Vers huit ans, parfois avant, apparaît le « réalisme visuel », c’est-à-dire une recherche de conformité à l’apparence nettement influencée par la scolarisation et l’apprentissage technique. Petit à petit, l’écriture et le langage parlé prennent le pas sur le dessin et son originalité s’efface au profit des acquisitions scolaires chez la plupart des enfants.

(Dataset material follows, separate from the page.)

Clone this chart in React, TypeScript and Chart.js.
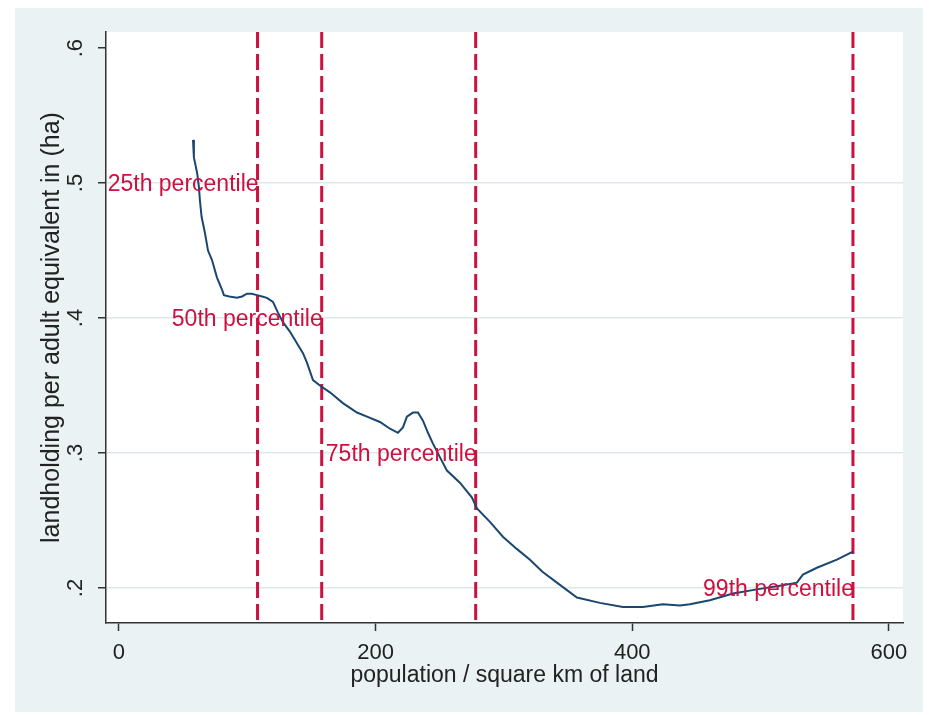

La constance de la succession de ces stades a permis d’évaluer le développement de l’intelligence (âge mental) sur le nombre de détails figurés dans un dessin. Malgré la corrélation statistique avec la cotation de l’intelligence verbale, au niveau individuel l’interprétation d’un échec doit tenir compte en fait de la personnalité de l’enfant tout entière.